La narración aquí consigue hacer vibrar el signicado total en la hazaña concreta y aparentemente insignificante, en el mundo que vivimos, de un personaje que lo que debería hacer, según lo «políticamente correcto», es dejarse cuidar en un geriátrico. El hombre es más o menos grande no por su titanismo, sino por el ideal que confiesa, del que da testimonio con sus acciones. Tras toda una vida de gran intensidad – ha combatido en las trincheras de la 2ª guerra mundial, ha sido alcohólico porque se trajo muchos demonios de Europa, dejó el alcohol porque un predicador le invito a vivir en el presente y no en el pasado, su mujer parió catorce hijos de los cuales sólo sobrevivieron siete, su hija Rose (un poco retrasada y tartamuda) vive con el en su senectud porque el estado le ha quitado la tutela de sus cuatro hijos por considerar que ella no es capaza de criarlos, … – tras todo esto, parece que lo que él afirma en su gesta es la relación con su hermano, la compañía del cual es la única que le permite mirar el cielo estrellado sobre él como lo miraba Kant, es decir, como signo del significado total. La vejez – le dice a uno de los ciclistas que se encuentra por el camino – lo mejor que tiene es que permite «separar el grano de la paja, y dejar que las cosas pequeñas se las lleve el viento».
En este sentido cada encuentro que hace Alvin en su camino aporta un condimento a la historia, nos explica mucho sobre la vida del anciano y la evolución de los Estados Unidos. Pongamos algún ejemplo. Cuando se encuentra a la joven embarazada, con la simple metáfora de las ramas atadas, le muestra que la vida hay que vivirla acompañado para poder ser introducido en la realidad según su significado, para que la realidad y el tiempo no te arrasen, porque vividas absurdamente son una especie de apisonadora.
Cuando se encuentra a la mujer que atropella al ciervo, él prácticamente no dice nada. Asiste simplemente a la queja de la conductora que clama al cielo contra la fatalidad.

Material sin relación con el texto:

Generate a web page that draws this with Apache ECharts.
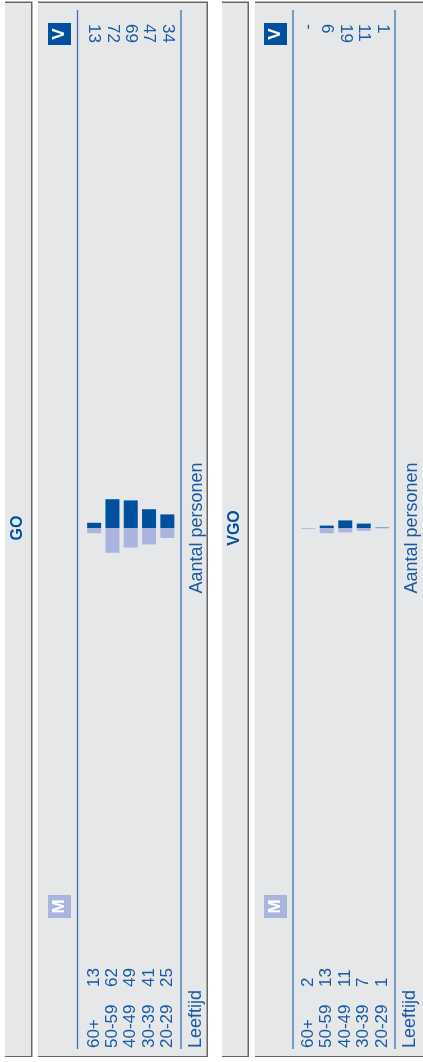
<!DOCTYPE html>
<html><head><meta charset="utf-8">
<script src="https://cdn.jsdelivr.net/npm/echarts@6/dist/echarts.min.js"></script>
<style>html,body{margin:0;padding:0;background:#fff}#c{width:423px;height:1062px}</style>
</head><body><div id="c"></div>
<script>
// ---- data ----
const ages = ['60+', '50-59', '40-49', '30-39', '20-29'];
const goM = [13, 62, 49, 41, 25];
const goV = [13, 72, 69, 47, 34];
const vgoM = [2, 13, 11, 7, 1];
const vgoV = [0, 6, 19, 11, 1];
const panelTitles = ['GO', 'VGO'];
const headerM = 'M';
const headerV = 'V';
const catAxisName = 'Leeftijd';
const valAxisName = 'Aantal personen';

// ---- style / layout ----
const FONT = 'Liberation Sans, Arial, Helvetica, sans-serif';
const TXT = '#1b59a5';
const DARK = '#0050a0';
const LIGHT = '#a9b5dd';
const GRAY = '#e6e7e8';
const SHADOW = '#666666';
const RULE = '#3a70b7';
const FS = 17;

const layouts = [
  { gridLeft: 85, gridWidth: 91.5, tX: 5, tW: 26, mX: 38, mW: 168.5, titleX: 18, ruleL: 77.5, ruleR: 181, boxX: 48, footX: 196 },
  { gridLeft: 299, gridWidth: 92.5, tX: 222, tW: 25.5, mX: 255, mW: 168, titleX: 235, ruleL: 293, ruleR: 395, boxX: 264, footX: 410 }
];
const panels = [
  { title: panelTitles[0], M: goM, V: goV },
  { title: panelTitles[1], M: vgoM, V: vgoV }
];

const grids = [], xAxes = [], yAxes = [], series = [], graphics = [];
const BOX_TOP = 3, BOX_BOT = 1056;

function bgBox(x, w) {
  graphics.push({ type: 'rect', z: -20, shape: { x: x, y: BOX_TOP - 1.5, width: w + 1.5, height: BOX_BOT - BOX_TOP + 2.5 }, style: { fill: SHADOW } });
  graphics.push({ type: 'rect', z: -19, shape: { x: x, y: BOX_TOP, width: w, height: BOX_BOT - BOX_TOP }, style: { fill: GRAY } });
}

panels.forEach((p, i) => {
  const L = layouts[i];
  grids.push({ left: L.gridLeft, width: L.gridWidth, top: 28, height: 1000, containLabel: false });
  const base = { gridIndex: i, type: 'category', data: ages,
    axisLine: { show: false, onZero: false }, axisTick: { show: false }, splitLine: { show: false } };
  const lab = { inside: true, rotate: 90, margin: 0, interval: 0, color: TXT, fontSize: FS, fontFamily: FONT };
  // category labels (bottom)
  xAxes.push(Object.assign({}, base, { position: 'bottom', offset: 20, axisLabel: Object.assign({}, lab) }));
  // M values column
  xAxes.push(Object.assign({}, base, { position: 'bottom', offset: -41,
    axisLabel: Object.assign({}, lab, { formatter: (v, idx) => String(p.M[idx]) }) }));
  // V values column (top)
  xAxes.push(Object.assign({}, base, { position: 'top', offset: 4,
    axisLabel: Object.assign({}, lab, { formatter: (v, idx) => p.V[idx] === 0 ? '-' : String(p.V[idx]) }) }));
  yAxes.push({ gridIndex: i, type: 'value', min: -1250, max: 1250, position: 'right',
    axisLine: { show: false }, axisTick: { show: false }, axisLabel: { show: false }, splitLine: { show: false },
    name: valAxisName, nameLocation: 'middle', nameRotate: 90, nameGap: 12,
    nameTextStyle: { color: TXT, fontSize: 18, fontFamily: FONT } });
  series.push({ type: 'bar', name: headerV, xAxisIndex: i * 3, yAxisIndex: i, data: p.V,
    barWidth: 14, barGap: '-100%', itemStyle: { color: DARK }, silent: true });
  series.push({ type: 'bar', name: headerM, xAxisIndex: i * 3, yAxisIndex: i, data: p.M.map(v => -v),
    barWidth: 14, barGap: '-100%', itemStyle: { color: LIGHT }, silent: true });

  // decorations
  bgBox(L.tX, L.tW);
  bgBox(L.mX, L.mW);
  graphics.push({ type: 'text', z: 5, x: L.titleX, y: 528, rotation: Math.PI / 2,
    style: { text: p.title, fill: DARK, font: 'bold 16px ' + FONT, align: 'center', verticalAlign: 'middle' } });
  [L.ruleL, L.ruleR].forEach(rx => graphics.push({ type: 'line', z: 1,
    shape: { x1: rx, y1: 10, x2: rx, y2: 1049 }, style: { stroke: RULE, lineWidth: 1.3 } }));
  graphics.push({ type: 'rect', z: 2, shape: { x: L.boxX, y: 23, width: 23, height: 22 }, style: { fill: DARK } });
  graphics.push({ type: 'text', z: 5, x: L.boxX + 11.5, y: 34, rotation: Math.PI / 2,
    style: { text: headerV, fill: '#fff', font: 'bold 17px ' + FONT, align: 'center', verticalAlign: 'middle' } });
  graphics.push({ type: 'rect', z: 2, shape: { x: L.boxX, y: 895, width: 23, height: 23 }, style: { fill: LIGHT } });
  graphics.push({ type: 'text', z: 5, x: L.boxX + 11.5, y: 906.5, rotation: Math.PI / 2,
    style: { text: headerM, fill: '#fff', font: 'bold 17px ' + FONT, align: 'center', verticalAlign: 'middle' } });
  graphics.push({ type: 'text', z: 5, x: L.footX, y: 1048, rotation: Math.PI / 2,
    style: { text: catAxisName, fill: TXT, font: '18px ' + FONT, align: 'left', verticalAlign: 'middle' } });
});

const chart = echarts.init(document.getElementById('c'), null, { renderer: 'canvas' });
chart.setOption({
  animation: false,
  backgroundColor: '#ffffff',
  grid: grids, xAxis: xAxes, yAxis: yAxes, series: series,
  graphic: { elements: graphics }
});
</script></body></html>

Y cuando ésta se ha ido recoge al ciervo muerto y se lo come, como indicando que él ha aprendido a vivir las dificultades buscando aquello que la providencia le está queriendo dar. Los encuentros con la familia y los ciclistas son la radiografía de dos américas. Y es curioso que ambas reaccionen frente a Alvin de dos modos francamente distintos. Ambos le acojen, pero mientras los ciclistas no entienden qué es lo que está haciendo con ese viaje, la familia no sólo lo entiende sino que se conmueve con ello y quiere ayudarle.
Podríamos extendernos mucho más, pero no es oportuno. Lo que está claro es que Lynch no se dedica a contar inocentemente una historia sino que intenta fotografiar el secreto de Estados Unidos, su espíritu profundamente religioso, al cual quizá gran parte de este país está intentando darle la espalda. Es por tanto una película para ver con los amigos y comentar hasta altas horas de la noche bien pertrechados con copas de brandy y puros habanos.